> Task statement:
Copy exactly the lines from the beginning of the data down to and including the line holding "0.958, 0.99, 1.0]", without any pictures.

> Dataset content:
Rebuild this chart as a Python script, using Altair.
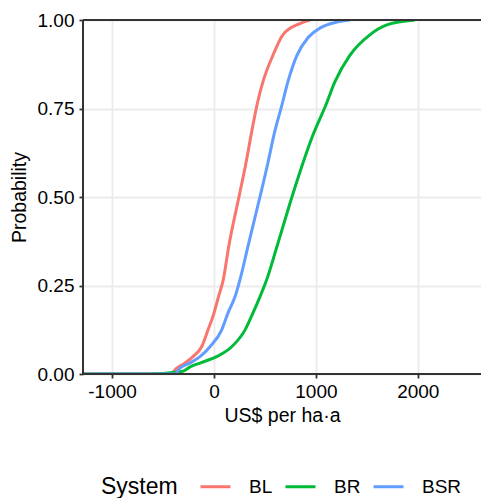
import altair as alt
import pandas as pd

systems = ["BL", "BR", "BSR"]
colors = ["#F8766D", "#00BA38", "#619CFF"]

# values (US$ per ha·a) read at cumulative probabilities
bl_x = [-1285, -431, -363, -284, -206, -121, -59, 0, 44, 91, 147, 245, 314, 373, 422, 480, 578, 676, 843, 941]
bl_p = [0.0, 0.0, 0.017, 0.031, 0.049, 0.077, 0.124, 0.172, 0.218, 0.266, 0.364, 0.50, 0.596, 0.689, 0.76, 0.825, 0.90, 0.958, 0.99, 1.0]

br_x = [-1285, -657, -304, -235, -137, 26, 174, 304, 382, 451, 517, 618, 765, 873, 971, 1098, 1186, 1333, 1529, 1696, 1971]
br_p = [0.0, 0.0, 0.008, 0.02, 0.031, 0.049, 0.077, 0.124, 0.172, 0.218, 0.266, 0.36, 0.5, 0.596, 0.675, 0.76, 0.825, 0.90, 0.958, 0.986, 1.0]

bsr_x = [-1285, -382, -333, -235, -137, -39, 75, 137, 206, 255, 333, 451, 529, 588, 667, 725, 814, 922, 1039, 1206, 1333]
bsr_p = [0.0, 0.0, 0.017, 0.031, 0.049, 0.077, 0.124, 0.172, 0.218, 0.266, 0.36, 0.5, 0.596, 0.675, 0.76, 0.825, 0.90, 0.95, 0.977, 0.994, 1.0]

x_ticks = [-1000, 0, 1000, 2000]
y_ticks = [0.0, 0.25, 0.5, 0.75, 1.0]
x_domain = [-1285, 2620]

rows = []
for name, xs, ps in [("BL", bl_x, bl_p), ("BR", br_x, br_p), ("BSR", bsr_x, bsr_p)]:
    for i, (xv, pv) in enumerate(zip(xs, ps)):
        rows.append({"System": name, "value": xv, "prob": pv, "order": i})
df = pd.DataFrame(rows)

FONT = "Liberation Sans"
AX = "#333333"

xscale = alt.Scale(domain=x_domain, nice=False, zero=False)
yscale = alt.Scale(domain=[0, 1], nice=False)

lines = alt.Chart(df).mark_line(strokeWidth=3, interpolate="monotone", clip=True).encode(
    x=alt.X("value:Q", scale=xscale, title="US$ per ha·a",
            axis=alt.Axis(values=x_ticks, labelExpr="'' + datum.value", domain=False,
                          tickSize=4, tickWidth=1.8, tickColor=AX, labelPadding=4,
                          titlePadding=5, gridColor="#EBEBEB", gridWidth=1.8)),
    y=alt.Y("prob:Q", scale=yscale, title="Probability",
            axis=alt.Axis(values=y_ticks, format=".2f", domain=False,
                          tickSize=4, tickWidth=1.8, tickColor=AX, labelPadding=5,
                          titlePadding=8, gridColor="#EBEBEB", gridWidth=1.8)),
    color=alt.Color("System:N", scale=alt.Scale(domain=systems, range=colors),
                    legend=alt.Legend(orient="none", legendX=18, legendY=450, direction="horizontal",
                                      titleOrient="left", titleAnchor="middle",
                                      titleBaseline="line-top", titleLineHeight=9,
                                      symbolType="stroke", symbolSize=900,
                                      symbolStrokeWidth=3, labelOffset=17, columnPadding=6,
                                      titlePadding=21, titleFontSize=23, labelFontSize=19,
                                      titleFontWeight="normal", titleColor="#000000",
                                      labelColor="#000000")),
    order="order:Q",
)

bottom = alt.Chart(df).mark_rule(color=AX, strokeWidth=1.8).encode(y=alt.datum(0))
top = alt.Chart(df).mark_rule(color=AX, strokeWidth=1.8).encode(y=alt.datum(1))
left = alt.Chart(df).mark_rule(color=AX, strokeWidth=1.8).encode(x=alt.datum(-1285))

chart = alt.layer(lines, bottom, top, left).properties(
    width=398, height=354,
    autosize=alt.AutoSizeParams(type="none"),
    padding={"left": 83, "top": 20, "right": 0, "bottom": 124},
).configure_view(stroke=None).configure_axis(
    labelFont=FONT, titleFont=FONT, labelFontSize=19, titleFontSize=19.5,
    labelColor="#000000", titleColor="#000000", titleFontWeight="normal",
).configure_legend(labelFont=FONT, titleFont=FONT)

chart.save("out.html", embed_options={"renderer": "svg", "actions": False})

> Expected answer:
Rebuild this chart as a Python script, using Altair.
import altair as alt
import pandas as pd

systems = ["BL", "BR", "BSR"]
colors = ["#F8766D", "#00BA38", "#619CFF"]

# values (US$ per ha·a) read at cumulative probabilities
bl_x = [-1285, -431, -363, -284, -206, -121, -59, 0, 44, 91, 147, 245, 314, 373, 422, 480, 578, 676, 843, 941]
bl_p = [0.0, 0.0, 0.017, 0.031, 0.049, 0.077, 0.124, 0.172, 0.218, 0.266, 0.364, 0.50, 0.596, 0.689, 0.76, 0.825, 0.90, 0.958, 0.99, 1.0]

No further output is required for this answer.